What is the range of $\tan^2\frac A2+\tan^2\frac B2+\tan^2 \frac C2$ if $A,B,C$ are angles in a triangle?

For $\tan^2\frac A2+\tan^2\frac B2+\tan^2 \frac C2$, I know we have to apply the AM–GM inequality. So $$\begin{align}\frac12\left(\tan^2\frac A2+\tan^2\frac B2+\tan^2\frac C2\right)&\ge\sqrt{\tan^2\frac A2\tan^2\frac B2\tan^2\frac C2}\\ &\ge\tan\frac A2\tan\frac B2\tan\frac C2\\ \tan^2\frac A2+\tan^2\frac B2+\tan^2\frac C2&\ge2\tan\frac A2\tan\frac B2\tan\frac C2 \end{align}$$ After this, the LHS is of the required form, but the RHS is having half-angle terms. Then again, if $A+B+C=\pi$, $\tan\frac{A+B+C}2=\tan90^\circ=\infty$. Now I am stuck; how to solve further?

The given options are:

1. $>1$
2. $<1$
3. $\ge1$
4. $\le1$

Answer 1

Let $a+b-c=z$, $a+c-b=y$ and $b+c-a=x$.

Hence, by C-S $\sum\limits_{cyc}\tan^2\frac{\alpha}{2}=\sum\limits_{cyc}\frac{yz}{x(x+y+z)}=\sum\limits_{cyc}\frac{y^2z^2}{xyz(x+y+z)}\geq\frac{(xy+xz+yz)^2}{3xyz(x+y+z)}\geq1$.

The equality occurs for $x=y=z$, id est, for $a=b=c$.

In another hand, our sum $\rightarrow+\infty$ for $\alpha\rightarrow180^{\circ}$.

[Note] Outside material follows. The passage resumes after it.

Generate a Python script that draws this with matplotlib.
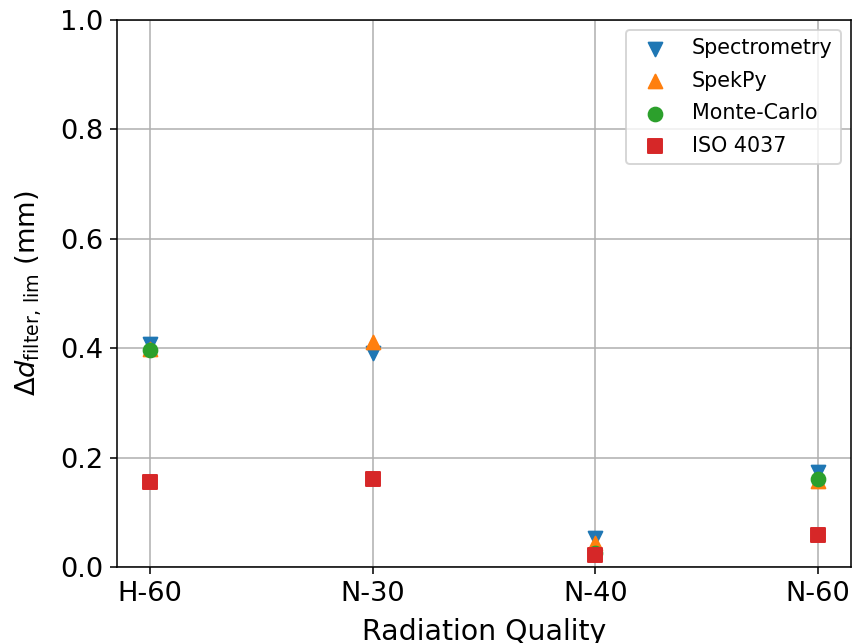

Id est, the answer is $[1,+\infty)$.

Answer 2

HINT:

As $\tan\left(\dfrac{A+B}2\right)=\tan\left(\dfrac{\pi- C}2\right)$

$$\implies\dfrac{\tan\dfrac A2+\tan\dfrac B2}{1-\tan\dfrac A2\tan\dfrac B2}=\dfrac1{\tan\dfrac C2}$$

$$\implies\tan\dfrac A2\tan\dfrac B2+\tan\dfrac B2\tan\dfrac C2+\tan\dfrac C2\tan\dfrac A2=1$$

Now $$\left(\tan\dfrac A2-\tan\dfrac B2\right)^2+\left(\tan\dfrac B2-\tan\dfrac C2\right)^2+\left(\tan\dfrac C2-\tan\dfrac A2\right)^2\ge0$$

Answer 3

Note $\tan^2(x)$ is convex, so by Jensen's inequality $$\sum_{cyc} \tan^2 \frac{A}2 \geqslant 3\tan^2 \frac{A+B+C}{2\cdot3} = 1$$

Further as $\tan(x)$ is unbounded, clearly we can have the sum unbounded by allowing one of the angles to approach $\pi$.